II. Union Office Hours

    a. The Union’s Position

    The Union proposes the Employer allocate 100-percent official time for one employee to "man" the Union office. In this regard, a full-time Union position is justified because the amount of time the Employer currently allocates (2-hours-per-day, 2-days-per-week) is insufficient to cover the myriad of Union representational duties: researching and preparing for employee grievances, conducting grievance investigations, attending meetings, addressing EEO appeals, responding to summary judgements, and drafting proposals relating to Employer changes in conditions of employment. Furthermore, the full-time position would cure the problems the Union has experienced when the Employer "refused to grant [] official time" for a Union official to respond to a representational matter. This recently led to the Union official’s being disciplined "without [his or her] knowledge." Adopting the Union’s proposal for a full-time Union position, therefore, would reduce the Employer’s need to make determinations about releasing Union officials from duty to perform representational functions.

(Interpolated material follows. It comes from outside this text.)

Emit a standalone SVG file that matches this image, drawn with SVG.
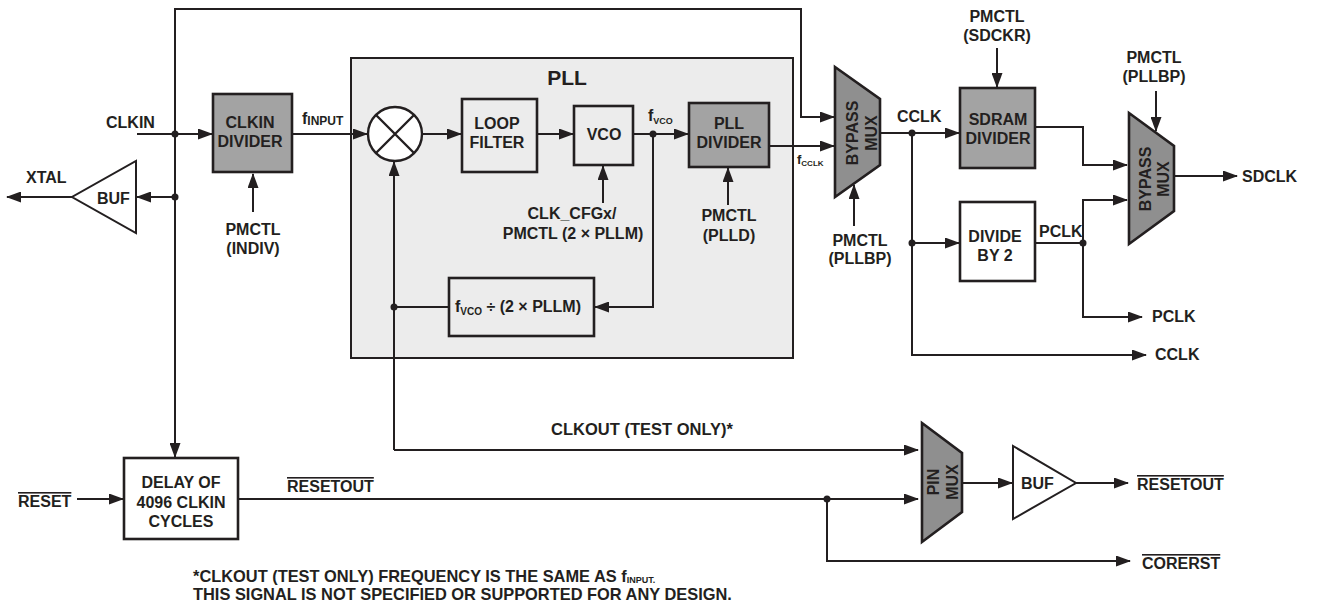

    b. The Employer’s Position

    The Employer proposes to allocate official time in the amount of 2-days-per-week, 3-hours-per-day to "man" the Union office. The proposal should be adopted because a test conducted in 1999, during which the Employer allotted the Union 2 hours, 5-days-per-week, did not reveal any changes in the level of Union activity. Once the test period was concluded, the Union failed to provide records or other documentation to support the need to continue that official time schedule; therefore, the Union’s allotment was reduced to 2-days-per-week, 2-hours-per-day. If the Union had provided records showing that there was a need for the amount of official time allotted during the test period, the Employer "would have been glad to consider a proposal for more time." Given that the Union "files very few grievances [and] few employees request official time to go to the union [office] to meet with a steward," its proposed increase "is more than generous."

CONCLUSION

    After carefully reviewing the evidence and arguments presented, we conclude that the dispute should be resolved on the basis of the Employer’s proposal to allocate official time at the rate of 3-hours-per-day, 2-days-per-week, to "man" the Union office. In our view, the Union provides little evidence to support the need for a full-time Union position. We note that the Union’s proposal changed dramatically from the one submitted in its request for assistance (originally, 8 hours of official time per week), and appears to have been triggered by the recent incident it refers to in its position statement. While the Union’s concerns about being released to conduct representational functions may be reasons for challenging particular decisions, they do not justify a full-time position at the Union office. The Employer’s proposal, on the other hand, provides the Union with a modest weekly increase of 2 hours, which should improve the Union’s ability to represent bargaining-unit employees. Moreover, this increase would be in addition to the "reasonable time" provided in Article 8, § 1, of the parties’ MOA. Therefore, we shall order the parties to adopt the Employer’s proposal.

ORDER

    Pursuant to the authority vested in it by the Federal Service Labor-Management Relations Statute, 5 U.S.C. § 7119, and because of the failure of the parties to resolve their dispute during the course of proceedings instituted under the Panel’s regulations, 5 C.F.R. § 2471.6(a)(2), the Federal Service Impasses Panel, under 5 C.F.R. § 2471.11(a) of its regulations, hereby orders the following:

I. Wage Benefits

    The parties shall adopt the Employer’s proposal.

II. Union Office Hours

    The parties shall adopt the Employer’s proposal.

By direction of the Panel.

H. Joseph Schimansky
Executive Director

June 25, 2003
Washington, D.C.

1. The Union’s proposal reflects the difference between increases NF-I and -II employees have already received for FY 2002 and 2003, and the uncapped results of the WFAS for AS and PS employees.